Entering their final regular-season game against rival USC, the Bruins were ranked #2 with their only blemish on the season coming in a tie against Ohio State. With a berth in the Rose Bowl Game at stake, UCLA was upset 24–14 resulting in the Bruins accepting a bid to play in the Liberty Bowl.
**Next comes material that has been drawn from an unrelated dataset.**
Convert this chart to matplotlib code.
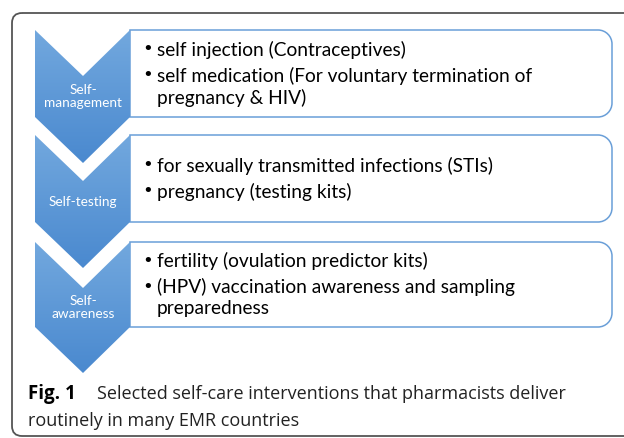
import matplotlib.pyplot as plt
import numpy as np
from matplotlib.patches import Polygon, FancyBboxPatch, PathPatch
from matplotlib.path import Path
from matplotlib.colors import LinearSegmentedColormap

# diagram content
stages = ["Self-\nmanagement", "Self-testing", "Self-\nawareness"]
items = [
    ["self injection (Contraceptives)",
     "self medication (For voluntary termination of\npregnancy & HIV)"],
    ["for sexually transmitted infections (STIs)",
     "pregnancy (testing kits)"],
    ["fertility (ovulation predictor kits)",
     "(HPV) vaccination awareness and sampling\npreparedness"],
]
caption_bold = "Fig. 1"
caption_rest = "Selected self-care interventions that pharmacists deliver"
caption_line2 = "routinely in many EMR countries"

W, H = 624, 438
fig = plt.figure(figsize=(W / 100, H / 100), dpi=100)
ax = fig.add_axes([0, 0, 1, 1])
ax.set_xlim(0, W)
ax.set_ylim(H, 0)
ax.axis("off")


def right_round_box(xa, xb, ya, yb, r):
    # square on the left, rounded on the right
    k = 0.5523 * r
    verts = [(xa, ya), (xb - r, ya),
             (xb - r + k, ya), (xb, ya + r - k), (xb, ya + r),
             (xb, yb - r),
             (xb, yb - r + k), (xb - r + k, yb), (xb - r, yb),
             (xa, yb), (xa, ya)]
    codes = [Path.MOVETO, Path.LINETO,
             Path.CURVE4, Path.CURVE4, Path.CURVE4,
             Path.LINETO,
             Path.CURVE4, Path.CURVE4, Path.CURVE4,
             Path.LINETO, Path.CLOSEPOLY]
    return Path(verts, codes)


# outer frame (runs off right edge)
frame = FancyBboxPatch((12, 13), 700, 423, boxstyle="round,pad=0,rounding_size=10",
                       fc="none", ec="#555555", lw=1.3)
ax.add_patch(frame)

cmap = LinearSegmentedColormap.from_list("blu", ["#72a8de", "#4a89cf"])
tops = [30, 135, 242]
box_bottoms = [117, 222, 327]
x0, x1, xm = 35, 130, 83
notch = 46
gap_bullet = 26
gap_wrap = 22
font = "Lato"

for i, (lab, its) in enumerate(zip(stages, items)):
    top = tops[i]
    bot = box_bottoms[i]
    box = PathPatch(right_round_box(x1, 612, top, bot, 14),
                    fc="white", ec="#6a9fd8", lw=1.1, zorder=1)
    ax.add_patch(box)
    # chevron
    pts = [(x0, top), (xm, top + notch), (x1, top), (x1, bot),
           (xm, bot + notch), (x0, bot)]
    chev = Polygon(pts, closed=True, fc="none", ec="none", zorder=3)
    ax.add_patch(chev)
    grad = np.linspace(0, 1, 100).reshape(-1, 1)
    im = ax.imshow(grad, cmap=cmap, extent=(x0, x1, bot + notch, top),
                   aspect="auto", zorder=2)
    im.set_clip_path(chev)
    ymid = (top + notch + bot) / 2
    ax.text(xm, ymid, lab, color="white", ha="center", va="center",
            fontsize=9.8, family=font, linespacing=1.1, zorder=4)
    # bullets
    lines = []
    y = 0
    for t in its:
        for k, line in enumerate(t.split("\n")):
            lines.append((y, line, k == 0))
            y += gap_wrap
        y += gap_bullet - gap_wrap
    span = lines[-1][0]
    y0 = (top + bot) / 2 - span / 2
    for dy, line, first in lines:
        if first:
            ax.text(142, y0 + dy, "\u2022", fontsize=13, va="center", ha="left",
                    family="DejaVu Sans", zorder=4)
        ax.text(157, y0 + dy, line, fontsize=13.8, va="center", ha="left",
                family=font, zorder=4)

# caption
ax.text(28, 394, caption_bold, fontsize=13.5, fontweight="bold",
        va="center", ha="left", family="Open Sans")
ax.text(97, 394, caption_rest, fontsize=13, va="center", ha="left",
        family="Open Sans", color="#222222")
ax.text(28, 421, caption_line2, fontsize=13, va="center", ha="left",
        family="Open Sans", color="#222222")

fig.savefig("out.png", dpi=100)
The appearance marked the first for UCLA in the Liberty Bowl, and both their 8th overall bowl game and their first away from the Rose Bowl. (the Pacific-8 repealed its "Rose Bowl or no bowl" rule in 1975).

==Game summary==
After forcing a UCLA punt on the opening possession, Alabama took a 3–0 lead on a 37-yard Bucky Berrey field goal on their first offensive possession. On the ensuing UCLA drive, Bama linebacker Barry Krauss intercepted a Jeff Dankworth pass and returned it 44-yards for a touchdown. The following kickoff was fumbled by Wally Henry of UCLA with Alabama recovering. Five plays later Johnny Davis scored on a run from two yards out and the Crimson Tide were up 17–0 after the first quarter. The only points of the second quarter came on an Alabama trick play. Jack O'Rear took the snap and tossed the ball to halfback Tony Nathan who proceeded to pass it back to O'Rear who made the reception and took it 20 yards for a touchdown and a 24–0 lead. Alabama extended their lead to 30–0 with a pair of Berrey field goals before UCLA got on the scoreboard. Theotis Brown scored the Bruins' only points on a 61-yard touchdown run. Alabama responded with their final points with only 22 seconds remaining in the game on a 1-yard Rick Watson run making the final score 36–6.

Scoring summary
| Quarter | Time | Drive |  |  | Team | Scoring information | Score |  |
| Plays | Yards | TOP | Alabama | UCLA |
| 1 |  |  |  |  | Alabama | 37-yard field goal by Bucky Berrey | 3 | 0 |
| 1 | 3:39 |  |  |  | Alabama | Interception returned 44 yards for touchdown by Barry Krauss, Bucky Berrey kick good | 10 | 0 |
| 1 | 1:42 | 5 | 31 | 1:57 | Alabama | Johnny Davis 2-yard touchdown run, Bucky Berrey kick good | 17 | 0 |
| 2 |  | 7 | 64 |  | Alabama | Jack O'Rear 20-yard touchdown reception from Tony Nathan, Bucky Berrey kick good | 24 | 0 |
| 3 |  |  | 41 |  | Alabama | 25-yard field goal by Bucky Berrey | 27 | 0 |
| 4 |  |  |  |  | Alabama | 28-yard field goal by Bucky Berrey | 30 | 0 |
| 4 |  | 6 | 86 |  | UCLA | Theotis Brown 61-yard touchdown run, Frank Corral kick no good | 30 | 6 |
| 4 | 0:22 |  | 72 |  | Alabama | Rick Watson 1-yard touchdown run, Bucky Berrey kick no good | 36 | 6 |
| "TOP" = time of possession. For other American football terms, see Glossary of American football. |  |  |  |  |  |  | 36 | 6 |

==Aftermath==
Alabama played in five consecutive New Year's Day bowl games following its Liberty Bowl rout of UCLA. The Crimson Tide won national championships in 1978 and 1979 with Sugar Bowl victories over Penn State and Arkansas, respectively.

The Tide returned to the Liberty Bowl in 1982 in what turned out to be the final game of Bear Bryant's coaching career. Alabama defeated Illinois 21-15 for Bryant's 232nd victory at his alma mater and 323rd overall. Bryant died of a massive heart attack in Tuscaloosa on January 26, 1983, at age 69, 28 days after coaching his last game.

UCLA has yet to return to the Liberty Bowl. The Pacific-8 Conference, which became the Pacific-10 in 1978 with the addition of Arizona and Arizona State, did not send another team to the Liberty Bowl until 1995, when Stanford lost to East Carolina.

Alabama and UCLA played a home-and-home series in 2000 at the Rose Bowl and 2001 at Bryant-Denny Stadium. The Bruins won both contests.